**EXTRACTED INFORMATION:**
══════

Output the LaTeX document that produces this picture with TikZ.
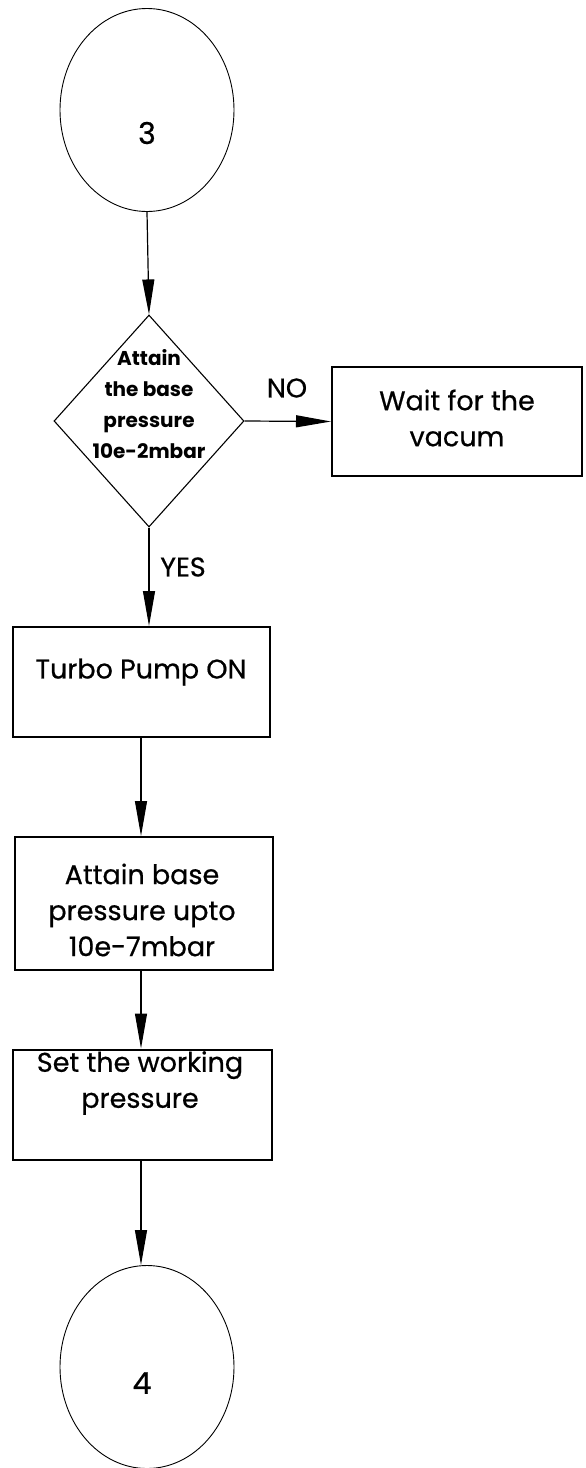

══════

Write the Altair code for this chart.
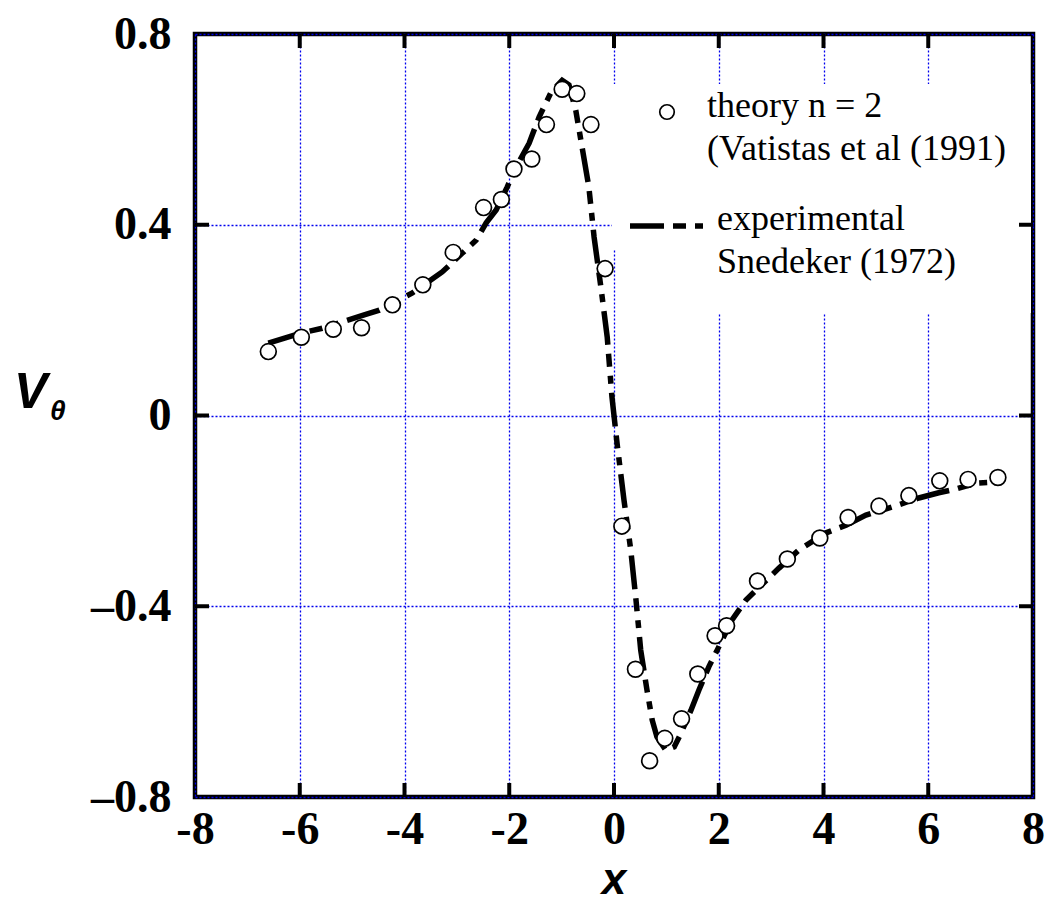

══════

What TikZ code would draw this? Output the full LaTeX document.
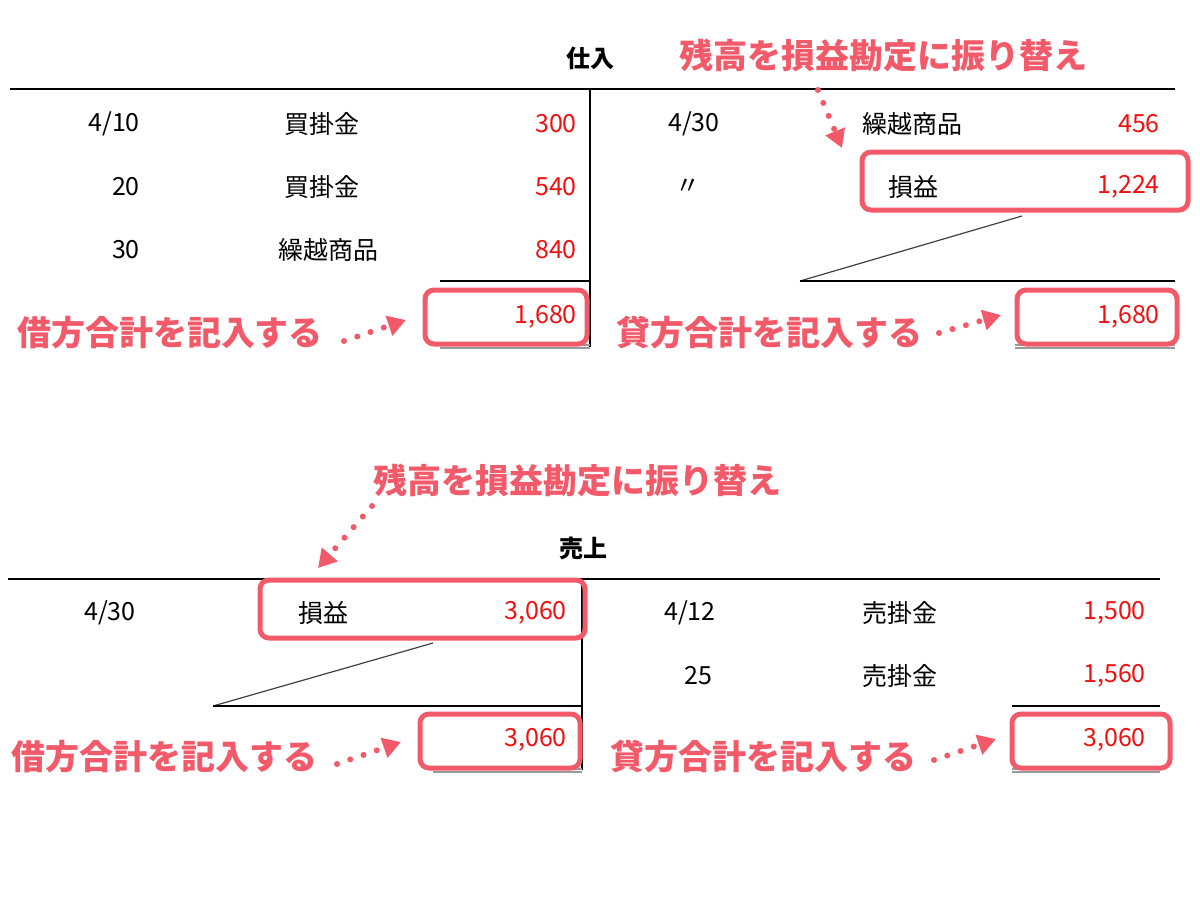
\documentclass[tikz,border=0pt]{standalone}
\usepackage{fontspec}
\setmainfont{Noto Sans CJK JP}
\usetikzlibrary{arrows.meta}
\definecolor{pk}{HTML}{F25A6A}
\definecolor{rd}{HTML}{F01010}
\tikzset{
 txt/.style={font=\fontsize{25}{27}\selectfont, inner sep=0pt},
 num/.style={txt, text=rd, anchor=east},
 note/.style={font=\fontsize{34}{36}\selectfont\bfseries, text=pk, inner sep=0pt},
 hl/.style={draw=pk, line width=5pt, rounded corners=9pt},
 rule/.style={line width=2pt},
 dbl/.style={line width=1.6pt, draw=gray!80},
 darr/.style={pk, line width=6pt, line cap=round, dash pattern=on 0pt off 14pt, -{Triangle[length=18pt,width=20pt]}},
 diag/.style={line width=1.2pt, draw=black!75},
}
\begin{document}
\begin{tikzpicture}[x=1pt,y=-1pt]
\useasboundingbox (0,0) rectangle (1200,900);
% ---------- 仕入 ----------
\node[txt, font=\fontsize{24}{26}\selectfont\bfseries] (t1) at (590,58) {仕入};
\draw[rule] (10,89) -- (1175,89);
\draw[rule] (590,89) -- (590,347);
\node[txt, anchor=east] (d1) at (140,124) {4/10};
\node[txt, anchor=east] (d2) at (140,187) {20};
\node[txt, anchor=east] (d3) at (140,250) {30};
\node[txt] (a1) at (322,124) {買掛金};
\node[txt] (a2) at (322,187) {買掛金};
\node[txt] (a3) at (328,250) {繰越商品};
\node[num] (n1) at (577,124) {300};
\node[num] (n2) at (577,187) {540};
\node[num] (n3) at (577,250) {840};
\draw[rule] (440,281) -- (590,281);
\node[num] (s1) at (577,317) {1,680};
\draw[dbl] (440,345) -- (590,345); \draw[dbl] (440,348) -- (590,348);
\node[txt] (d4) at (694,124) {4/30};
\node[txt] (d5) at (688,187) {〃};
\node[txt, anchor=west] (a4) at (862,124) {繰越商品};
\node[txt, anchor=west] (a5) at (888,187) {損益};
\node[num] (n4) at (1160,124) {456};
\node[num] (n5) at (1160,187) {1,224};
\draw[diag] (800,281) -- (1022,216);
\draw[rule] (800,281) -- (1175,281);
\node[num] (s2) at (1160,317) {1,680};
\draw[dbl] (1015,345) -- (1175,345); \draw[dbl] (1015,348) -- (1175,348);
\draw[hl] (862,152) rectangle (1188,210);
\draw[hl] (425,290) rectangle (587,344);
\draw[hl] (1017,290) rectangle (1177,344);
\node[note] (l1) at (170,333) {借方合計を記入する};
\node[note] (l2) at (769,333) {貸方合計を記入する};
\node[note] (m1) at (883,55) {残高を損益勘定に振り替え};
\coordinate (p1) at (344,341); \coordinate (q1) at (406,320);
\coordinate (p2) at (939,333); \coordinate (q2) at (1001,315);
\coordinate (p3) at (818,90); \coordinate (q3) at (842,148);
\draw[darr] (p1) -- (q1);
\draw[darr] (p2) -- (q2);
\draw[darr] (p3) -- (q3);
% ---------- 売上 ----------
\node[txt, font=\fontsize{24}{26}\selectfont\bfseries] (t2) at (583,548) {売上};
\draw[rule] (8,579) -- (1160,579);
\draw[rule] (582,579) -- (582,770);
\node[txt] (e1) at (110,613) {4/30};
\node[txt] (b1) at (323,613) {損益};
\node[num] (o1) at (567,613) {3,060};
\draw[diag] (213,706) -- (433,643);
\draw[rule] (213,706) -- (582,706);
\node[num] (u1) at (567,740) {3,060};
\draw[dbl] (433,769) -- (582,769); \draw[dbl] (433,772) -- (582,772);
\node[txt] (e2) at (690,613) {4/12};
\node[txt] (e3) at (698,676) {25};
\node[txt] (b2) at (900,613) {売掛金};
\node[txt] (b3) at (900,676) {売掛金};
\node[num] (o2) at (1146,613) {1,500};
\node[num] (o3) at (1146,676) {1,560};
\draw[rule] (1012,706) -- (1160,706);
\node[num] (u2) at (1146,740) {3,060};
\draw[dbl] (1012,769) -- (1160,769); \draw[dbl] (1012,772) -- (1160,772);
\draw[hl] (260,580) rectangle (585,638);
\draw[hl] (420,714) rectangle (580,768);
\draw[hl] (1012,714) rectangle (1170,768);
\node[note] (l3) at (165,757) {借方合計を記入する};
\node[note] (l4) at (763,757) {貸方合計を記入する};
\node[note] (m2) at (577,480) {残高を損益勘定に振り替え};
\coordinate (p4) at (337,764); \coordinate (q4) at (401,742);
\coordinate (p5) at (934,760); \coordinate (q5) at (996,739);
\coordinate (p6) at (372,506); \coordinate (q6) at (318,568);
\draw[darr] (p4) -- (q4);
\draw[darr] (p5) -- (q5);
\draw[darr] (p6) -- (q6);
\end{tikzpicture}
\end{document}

══════

Find all the lines containing "this" in the material, then copy them.

Output the LaTeX document that produces this picture with TikZ.
Write the Altair code for this chart.
What TikZ code would draw this? Output the full LaTeX document.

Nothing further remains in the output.